# What is expected
All lines below must be repeated exactly, with the pictures omitted.

## Begin Given material

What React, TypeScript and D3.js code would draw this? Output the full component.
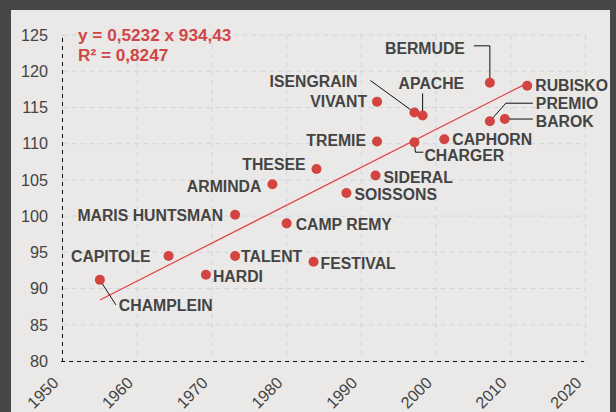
import React from "react";
import * as d3 from "d3";

const names = ["CHAMPLEIN","CAPITOLE","HARDI","TALENT","MARIS HUNTSMAN","CAMP REMY","FESTIVAL","ARMINDA","THESEE","SOISSONS","SIDERAL","TREMIE","VIVANT","ISENGRAIN","APACHE","CHARGER","CAPHORN","BERMUDE","RUBISKO","PREMIO","BAROK"];
const years = [1955.0,1964.2,1969.2,1973.1,1973.1,1980.0,1983.6,1978.1,1984.0,1988.0,1991.9,1992.1,1992.1,1997.1,1998.2,1997.1,2001.1,2007.2,2012.2,2007.2,2009.2];
const yields = [91.2,94.5,91.9,94.5,100.2,99.0,93.7,104.4,106.5,103.2,105.6,110.3,115.8,114.3,113.9,110.2,110.6,118.4,118.0,113.1,113.4];
const xTicks = [1950,1960,1970,1980,1990,2000,2010,2020];
const yTicks = [80,85,90,95,100,105,110,115,120,125];
const slope = 0.5232;
const intercept = -934.43;
const eqLines = ["y = 0,5232 x 934,43", "R² = 0,8247"];

// label layout: [anchor, dx, dy] relative to point; leader as list of offsets (px) from point
type Lay = { a: "start" | "end"; dx: number; dy: number; leader?: [number, number][] };
const layout: Lay[] = [
  { a: "start", dx: 19, dy: 31, leader: [[0, 0], [16, 25]] },
  { a: "end", dx: -18, dy: 6 },
  { a: "start", dx: 7, dy: 7 },
  { a: "start", dx: 6, dy: 6 },
  { a: "end", dx: -12, dy: 6 },
  { a: "start", dx: 9, dy: 7 },
  { a: "start", dx: 7, dy: 7 },
  { a: "end", dx: -11, dy: 8 },
  { a: "end", dx: -11, dy: 1 },
  { a: "start", dx: 8, dy: 7 },
  { a: "start", dx: 8, dy: 7 },
  { a: "end", dx: -11, dy: 5 },
  { a: "end", dx: -10, dy: 5 },
  { a: "end", dx: -57, dy: -26, leader: [[0, 0], [-44, -32]] },
  { a: "start", dx: -24, dy: -26, leader: [[0, 0], [0, -22]] },
  { a: "start", dx: 10, dy: 19, leader: [[0, 0], [1, 10], [9, 10]] },
  { a: "start", dx: 8, dy: 6 },
  { a: "end", dx: -25, dy: -29, leader: [[0, 0], [0, -37], [-16, -37]] },
  { a: "start", dx: 8, dy: 5 },
  { a: "start", dx: 46, dy: -12, leader: [[0, 0], [16, -18], [43, -18]] },
  { a: "start", dx: 31, dy: 8, leader: [[0, 0], [28, 0]] },
];

const W = 616, H = 412;

export default function App() {
  const x = d3.scaleLinear().domain([1950, 2020]).range([62.5, 585.5]);
  const y = d3.scaleLinear().domain([80, 125]).range([361, 35]);
  const xmin = d3.min(years)!, xmax = d3.max(years)!;
  const line = d3.line<number>().x((d) => x(d)).y((d) => y(slope * d + intercept));
  const font = "'Liberation Sans', Arial, Helvetica, sans-serif";
  const grid = "#cdd6e0";
  return (
    <svg width={W} height={H} style={{ position: "absolute", left: 0, top: 0 }} fontFamily={font}>
      <rect x={0} y={0} width={W} height={H} fill="#474745" />
      <rect x={11} y={10} width={599} height={H} fill="#ebe9e7" />
      {yTicks.map((t) => (
        <line key={"gy" + t} x1={62.5} x2={586} y1={y(t)} y2={y(t)} stroke={grid} strokeDasharray="5,4" strokeWidth={1} />
      ))}
      {xTicks.map((t) => (
        <line key={"gx" + t} x1={x(t)} x2={x(t)} y1={35} y2={359} stroke={grid} strokeDasharray="5,4" strokeWidth={1} />
      ))}
      <line x1={62.5} x2={62.5} y1={38} y2={361} stroke="#111" strokeDasharray="4,4" strokeWidth={1} />
      <line x1={61} x2={584} y1={361.5} y2={361.5} stroke="#111" strokeDasharray="4,4" strokeWidth={1} />
      {yTicks.map((t) => (
        <text key={"ty" + t} x={48} y={y(t) + 5.8} textAnchor="end" fontSize={16.2} fill="#444">{t}</text>
      ))}
      {xTicks.map((t) => (
        <text key={"tx" + t} transform={`translate(${x(t) - 3},${384}) rotate(-45)`} textAnchor="end" fontSize={16.2} fill="#444">{t}</text>
      ))}
      <path d={line([xmin, xmax]) || ""} stroke="#e0404a" strokeWidth={1.2} fill="none" />
      {names.map((n, i) => {
        const lay = layout[i];
        const px = x(years[i]), py = y(yields[i]);
        return (
          <g key={n}>
            {lay.leader && (
              <polyline points={lay.leader.map(([a, b]) => `${px + a},${py + b}`).join(" ")} fill="none" stroke="#111" strokeWidth={1} />
            )}
          </g>
        );
      })}
      {names.map((n, i) => {
        const px = x(years[i]), py = y(yields[i]);
        return <circle key={"c" + n} cx={px} cy={py} r={5} fill="#d14441" />;
      })}
      {names.map((n, i) => {
        const lay = layout[i];
        const px = x(years[i]), py = y(yields[i]);
        return (
          <text key={"l" + n} x={px + lay.dx} y={py + lay.dy} textAnchor={lay.a} fontSize={15.8} fontWeight="bold" fill="#444">{n}</text>
        );
      })}
      {eqLines.map((s, i) => (
        <text key={"eq" + i} x={78} y={40.5 + i * 20.5} fontSize={17.2} fontWeight="bold" fill="#d04646">{s}</text>
      ))}
    </svg>
  );
}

## End Given material

# Task result
What React, TypeScript and D3.js code would draw this? Output the full component.
import React from "react";
import * as d3 from "d3";

const names = ["CHAMPLEIN","CAPITOLE","HARDI","TALENT","MARIS HUNTSMAN","CAMP REMY","FESTIVAL","ARMINDA","THESEE","SOISSONS","SIDERAL","TREMIE","VIVANT","ISENGRAIN","APACHE","CHARGER","CAPHORN","BERMUDE","RUBISKO","PREMIO","BAROK"];
const years = [1955.0,1964.2,1969.2,1973.1,1973.1,1980.0,1983.6,1978.1,1984.0,1988.0,1991.9,1992.1,1992.1,1997.1,1998.2,1997.1,2001.1,2007.2,2012.2,2007.2,2009.2];
const yields = [91.2,94.5,91.9,94.5,100.2,99.0,93.7,104.4,106.5,103.2,105.6,110.3,115.8,114.3,113.9,110.2,110.6,118.4,118.0,113.1,113.4];
const xTicks = [1950,1960,1970,1980,1990,2000,2010,2020];
const yTicks = [80,85,90,95,100,105,110,115,120,125];
const slope = 0.5232;
const intercept = -934.43;
const eqLines = ["y = 0,5232 x 934,43", "R² = 0,8247"];

// label layout: [anchor, dx, dy] relative to point; leader as list of offsets (px) from point
type Lay = { a: "start" | "end"; dx: number; dy: number; leader?: [number, number][] };
const layout: Lay[] = [
  { a: "start", dx: 19, dy: 31, leader: [[0, 0], [16, 25]] },
  { a: "end", dx: -18, dy: 6 },
  { a: "start", dx: 7, dy: 7 },
  { a: "start", dx: 6, dy: 6 },
  { a: "end", dx: -12, dy: 6 },
  { a: "start", dx: 9, dy: 7 },
  { a: "start", dx: 7, dy: 7 },
  { a: "end", dx: -11, dy: 8 },
  { a: "end", dx: -11, dy: 1 },
  { a: "start", dx: 8, dy: 7 },
  { a: "start", dx: 8, dy: 7 },
  { a: "end", dx: -11, dy: 5 },
  { a: "end", dx: -10, dy: 5 },
  { a: "end", dx: -57, dy: -26, leader: [[0, 0], [-44, -32]] },
  { a: "start", dx: -24, dy: -26, leader: [[0, 0], [0, -22]] },
  { a: "start", dx: 10, dy: 19, leader: [[0, 0], [1, 10], [9, 10]] },
  { a: "start", dx: 8, dy: 6 },
  { a: "end", dx: -25, dy: -29, leader: [[0, 0], [0, -37], [-16, -37]] },
  { a: "start", dx: 8, dy: 5 },
  { a: "start", dx: 46, dy: -12, leader: [[0, 0], [16, -18], [43, -18]] },
  { a: "start", dx: 31, dy: 8, leader: [[0, 0], [28, 0]] },
];

const W = 616, H = 412;

export default function App() {
  const x = d3.scaleLinear().domain([1950, 2020]).range([62.5, 585.5]);
  const y = d3.scaleLinear().domain([80, 125]).range([361, 35]);
  const xmin = d3.min(years)!, xmax = d3.max(years)!;
  const line = d3.line<number>().x((d) => x(d)).y((d) => y(slope * d + intercept));
  const font = "'Liberation Sans', Arial, Helvetica, sans-serif";
  const grid = "#cdd6e0";
  return (
    <svg width={W} height={H} style={{ position: "absolute", left: 0, top: 0 }} fontFamily={font}>
      <rect x={0} y={0} width={W} height={H} fill="#474745" />
      <rect x={11} y={10} width={599} height={H} fill="#ebe9e7" />
      {yTicks.map((t) => (
        <line key={"gy" + t} x1={62.5} x2={586} y1={y(t)} y2={y(t)} stroke={grid} strokeDasharray="5,4" strokeWidth={1} />
      ))}
      {xTicks.map((t) => (
        <line key={"gx" + t} x1={x(t)} x2={x(t)} y1={35} y2={359} stroke={grid} strokeDasharray="5,4" strokeWidth={1} />
      ))}
      <line x1={62.5} x2={62.5} y1={38} y2={361} stroke="#111" strokeDasharray="4,4" strokeWidth={1} />
      <line x1={61} x2={584} y1={361.5} y2={361.5} stroke="#111" strokeDasharray="4,4" strokeWidth={1} />
      {yTicks.map((t) => (
        <text key={"ty" + t} x={48} y={y(t) + 5.8} textAnchor="end" fontSize={16.2} fill="#444">{t}</text>
      ))}
      {xTicks.map((t) => (
        <text key={"tx" + t} transform={`translate(${x(t) - 3},${384}) rotate(-45)`} textAnchor="end" fontSize={16.2} fill="#444">{t}</text>
      ))}
      <path d={line([xmin, xmax]) || ""} stroke="#e0404a" strokeWidth={1.2} fill="none" />
      {names.map((n, i) => {
        const lay = layout[i];
        const px = x(years[i]), py = y(yields[i]);
        return (
          <g key={n}>
            {lay.leader && (
              <polyline points={lay.leader.map(([a, b]) => `${px + a},${py + b}`).join(" ")} fill="none" stroke="#111" strokeWidth={1} />
            )}
          </g>
        );
      })}
      {names.map((n, i) => {
        const px = x(years[i]), py = y(yields[i]);
        return <circle key={"c" + n} cx={px} cy={py} r={5} fill="#d14441" />;
      })}
      {names.map((n, i) => {
        const lay = layout[i];
        const px = x(years[i]), py = y(yields[i]);
        return (
          <text key={"l" + n} x={px + lay.dx} y={py + lay.dy} textAnchor={lay.a} fontSize={15.8} fontWeight="bold" fill="#444">{n}</text>
        );
      })}
      {eqLines.map((s, i) => (
        <text key={"eq" + i} x={78} y={40.5 + i * 20.5} fontSize={17.2} fontWeight="bold" fill="#d04646">{s}</text>
      ))}
    </svg>
  );
}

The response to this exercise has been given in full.